◆ Exercise goal ◆
Omit all pictures, then retype the data exactly as given.
════════════════════
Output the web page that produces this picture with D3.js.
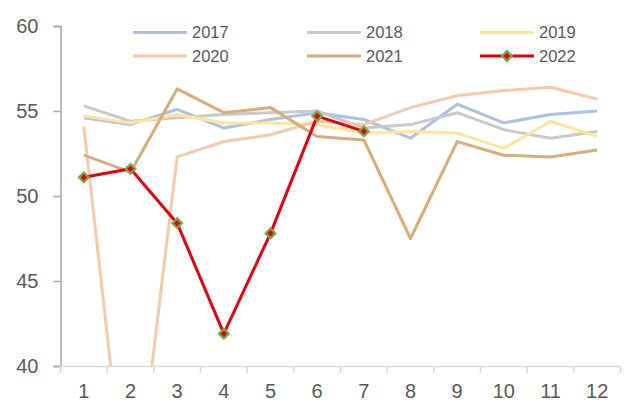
<!DOCTYPE html>
<html>
<head>
<meta charset="utf-8">
<script src="https://cdn.jsdelivr.net/npm/d3@7"></script>
<style>
  body { margin: 0; background: #fff; }
  text { font-family: "Liberation Sans", Arial, sans-serif; fill: #595959; }
</style>
</head>
<body>
<svg id="chart"></svg>
<script>
/* Data */
var months = [1, 2, 3, 4, 5, 6, 7, 8, 9, 10, 11, 12];
var yTicks = [40, 45, 50, 55, 60];
var years = ["2017", "2018", "2019", "2020", "2021", "2022"];
var colors = ["#abc2e6", "#c9c9c9", "#ffe597", "#f8c9a8", "#d9ad76", "#e50012"];

var v2017 = [54.6, 54.2, 55.1, 54.0, 54.5, 54.9, 54.5, 53.4, 55.4, 54.3, 54.8, 55.0];
var v2018 = [55.3, 54.4, 54.6, 54.8, 54.9, 55.0, 54.0, 54.2, 54.9, 53.9, 53.4, 53.8];
var v2019 = [54.7, 54.3, 54.8, 54.3, 54.3, 54.2, 53.7, 53.8, 53.7, 52.8, 54.4, 53.5];
var v2020 = [54.1, 29.6, 52.3, 53.2, 53.6, 54.4, 54.2, 55.2, 55.9, 56.2, 56.4, 55.7];
var v2021 = [52.4, 51.4, 56.3, 54.9, 55.2, 53.5, 53.3, 47.5, 53.2, 52.4, 52.3, 52.7];
var v2022 = [51.1, 51.6, 48.4, 41.9, 47.8, 54.7, 53.8];

var seriesValues = [v2017, v2018, v2019, v2020, v2021, v2022];

/* Layout */
var W = 626, H = 412;
var plot = { left: 60.5, right: 620.5, top: 26, bottom: 366 };

var svg = d3.select("#chart")
    .attr("width", W)
    .attr("height", H);

var x = d3.scaleBand()
    .domain(months)
    .range([plot.left, plot.right]);

var y = d3.scaleLinear()
    .domain([40, 60])
    .range([plot.bottom, plot.top]);

// clip lines to the plot area (2020 drops far below 40)
svg.append("clipPath").attr("id", "plotClip")
  .append("rect")
    .attr("x", plot.left)
    .attr("y", plot.top - 2)
    .attr("width", plot.right - plot.left)
    .attr("height", plot.bottom - plot.top + 2);

// y axis
var yAxis = svg.append("g")
    .attr("transform", "translate(" + plot.left + ",0)")
    .call(d3.axisLeft(y).tickValues(yTicks).tickSize(7).tickPadding(15));
yAxis.select(".domain").attr("stroke", "#a6a6a6").attr("stroke-width", 1.5);
yAxis.selectAll(".tick line").attr("stroke", "#a6a6a6").attr("stroke-width", 1.5);
yAxis.selectAll("text").style("font-size", "20px").attr("fill", "#595959");

// x axis: ticks sit on the category boundaries
var xAxis = svg.append("g")
    .attr("transform", "translate(0," + plot.bottom + ")")
    .call(d3.axisBottom(x).tickSize(0).tickPadding(17));
xAxis.select(".domain").attr("stroke", "#d9d9d9").attr("stroke-width", 1.5);
xAxis.selectAll("text").style("font-size", "20px").attr("fill", "#595959")
    .attr("dy", "0.75em");
xAxis.selectAll(".bound")
    .data(d3.range(months.length + 1))
  .enter().append("line")
    .attr("x1", function(i){ return plot.left + i * x.step(); })
    .attr("x2", function(i){ return plot.left + i * x.step(); })
    .attr("y1", 0)
    .attr("y2", 7)
    .attr("stroke", "#d9d9d9")
    .attr("stroke-width", 1.5);

var line = d3.line()
    .x(function(d, i){ return x(months[i]) + x.bandwidth() / 2; })
    .y(function(d){ return y(d); });

var lines = svg.append("g").attr("clip-path", "url(#plotClip)");
seriesValues.forEach(function(vals, k){
    lines.append("path")
        .datum(vals)
        .attr("fill", "none")
        .attr("stroke", colors[k])
        .attr("stroke-width", 3)
        .attr("stroke-linejoin", "round")
        .attr("d", line);
});

// diamond markers for 2022
var diamond = d3.symbol().type(d3.symbolDiamond2).size(60);
svg.append("g").selectAll("path")
    .data(v2022)
  .enter().append("path")
    .attr("d", diamond)
    .attr("transform", function(d, i){
        return "translate(" + (x(months[i]) + x.bandwidth() / 2) + "," + y(d) + ")";
    })
    .attr("fill", "#e50012")
    .attr("stroke", "#70ad47")
    .attr("stroke-width", 2.2);

// legend
var legendCols = [133, 307, 480];
var legendRows = [32.5, 56];
var legend = svg.append("g");
years.forEach(function(yr, k){
    var lx = legendCols[k % 3], ly = legendRows[Math.floor(k / 3)];
    legend.append("line")
        .attr("x1", lx).attr("x2", lx + 54)
        .attr("y1", ly).attr("y2", ly)
        .attr("stroke", colors[k])
        .attr("stroke-width", 3);
    if (yr === "2022") {
        legend.append("path")
            .attr("d", diamond)
            .attr("transform", "translate(" + (lx + 27) + "," + ly + ")")
            .attr("fill", "#e50012")
            .attr("stroke", "#70ad47")
            .attr("stroke-width", 2.2);
    }
    legend.append("text")
        .attr("x", lx + 59)
        .attr("y", ly)
        .attr("dy", "0.36em")
        .style("font-size", "16.5px")
        .text(yr);
});
</script>
</body>
</html>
════════════════════
◆ Task solution ◆
Output the web page that produces this picture with D3.js.
<!DOCTYPE html>
<html>
<head>
<meta charset="utf-8">
<script src="https://cdn.jsdelivr.net/npm/d3@7"></script>
<style>
  body { margin: 0; background: #fff; }
  text { font-family: "Liberation Sans", Arial, sans-serif; fill: #595959; }
</style>
</head>
<body>
<svg id="chart"></svg>
<script>
/* Data */
var months = [1, 2, 3, 4, 5, 6, 7, 8, 9, 10, 11, 12];
var yTicks = [40, 45, 50, 55, 60];
var years = ["2017", "2018", "2019", "2020", "2021", "2022"];
var colors = ["#abc2e6", "#c9c9c9", "#ffe597", "#f8c9a8", "#d9ad76", "#e50012"];

var v2017 = [54.6, 54.2, 55.1, 54.0, 54.5, 54.9, 54.5, 53.4, 55.4, 54.3, 54.8, 55.0];
var v2018 = [55.3, 54.4, 54.6, 54.8, 54.9, 55.0, 54.0, 54.2, 54.9, 53.9, 53.4, 53.8];
var v2019 = [54.7, 54.3, 54.8, 54.3, 54.3, 54.2, 53.7, 53.8, 53.7, 52.8, 54.4, 53.5];
var v2020 = [54.1, 29.6, 52.3, 53.2, 53.6, 54.4, 54.2, 55.2, 55.9, 56.2, 56.4, 55.7];
var v2021 = [52.4, 51.4, 56.3, 54.9, 55.2, 53.5, 53.3, 47.5, 53.2, 52.4, 52.3, 52.7];
var v2022 = [51.1, 51.6, 48.4, 41.9, 47.8, 54.7, 53.8];

var seriesValues = [v2017, v2018, v2019, v2020, v2021, v2022];

/* Layout */
var W = 626, H = 412;
var plot = { left: 60.5, right: 620.5, top: 26, bottom: 366 };

var svg = d3.select("#chart")
    .attr("width", W)
    .attr("height", H);

var x = d3.scaleBand()
    .domain(months)
    .range([plot.left, plot.right]);

var y = d3.scaleLinear()
    .domain([40, 60])
    .range([plot.bottom, plot.top]);

// clip lines to the plot area (2020 drops far below 40)
svg.append("clipPath").attr("id", "plotClip")
  .append("rect")
    .attr("x", plot.left)
    .attr("y", plot.top - 2)
    .attr("width", plot.right - plot.left)
    .attr("height", plot.bottom - plot.top + 2);

// y axis
var yAxis = svg.append("g")
    .attr("transform", "translate(" + plot.left + ",0)")
    .call(d3.axisLeft(y).tickValues(yTicks).tickSize(7).tickPadding(15));
yAxis.select(".domain").attr("stroke", "#a6a6a6").attr("stroke-width", 1.5);
yAxis.selectAll(".tick line").attr("stroke", "#a6a6a6").attr("stroke-width", 1.5);
yAxis.selectAll("text").style("font-size", "20px").attr("fill", "#595959");

// x axis: ticks sit on the category boundaries
var xAxis = svg.append("g")
    .attr("transform", "translate(0," + plot.bottom + ")")
    .call(d3.axisBottom(x).tickSize(0).tickPadding(17));
xAxis.select(".domain").attr("stroke", "#d9d9d9").attr("stroke-width", 1.5);
xAxis.selectAll("text").style("font-size", "20px").attr("fill", "#595959")
    .attr("dy", "0.75em");
xAxis.selectAll(".bound")
    .data(d3.range(months.length + 1))
  .enter().append("line")
    .attr("x1", function(i){ return plot.left + i * x.step(); })
    .attr("x2", function(i){ return plot.left + i * x.step(); })
    .attr("y1", 0)
    .attr("y2", 7)
    .attr("stroke", "#d9d9d9")
    .attr("stroke-width", 1.5);

var line = d3.line()
    .x(function(d, i){ return x(months[i]) + x.bandwidth() / 2; })
    .y(function(d){ return y(d); });

var lines = svg.append("g").attr("clip-path", "url(#plotClip)");
seriesValues.forEach(function(vals, k){
    lines.append("path")
        .datum(vals)
        .attr("fill", "none")
        .attr("stroke", colors[k])
        .attr("stroke-width", 3)
        .attr("stroke-linejoin", "round")
        .attr("d", line);
});

// diamond markers for 2022
var diamond = d3.symbol().type(d3.symbolDiamond2).size(60);
svg.append("g").selectAll("path")
    .data(v2022)
  .enter().append("path")
    .attr("d", diamond)
    .attr("transform", function(d, i){
        return "translate(" + (x(months[i]) + x.bandwidth() / 2) + "," + y(d) + ")";
    })
    .attr("fill", "#e50012")
    .attr("stroke", "#70ad47")
    .attr("stroke-width", 2.2);

// legend
var legendCols = [133, 307, 480];
var legendRows = [32.5, 56];
var legend = svg.append("g");
years.forEach(function(yr, k){
    var lx = legendCols[k % 3], ly = legendRows[Math.floor(k / 3)];
    legend.append("line")
        .attr("x1", lx).attr("x2", lx + 54)
        .attr("y1", ly).attr("y2", ly)
        .attr("stroke", colors[k])
        .attr("stroke-width", 3);
    if (yr === "2022") {
        legend.append("path")
            .attr("d", diamond)
            .attr("transform", "translate(" + (lx + 27) + "," + ly + ")")
            .attr("fill", "#e50012")
            .attr("stroke", "#70ad47")
            .attr("stroke-width", 2.2);
    }
    legend.append("text")
        .attr("x", lx + 59)
        .attr("y", ly)
        .attr("dy", "0.36em")
        .style("font-size", "16.5px")
        .text(yr);
});
</script>
</body>
</html>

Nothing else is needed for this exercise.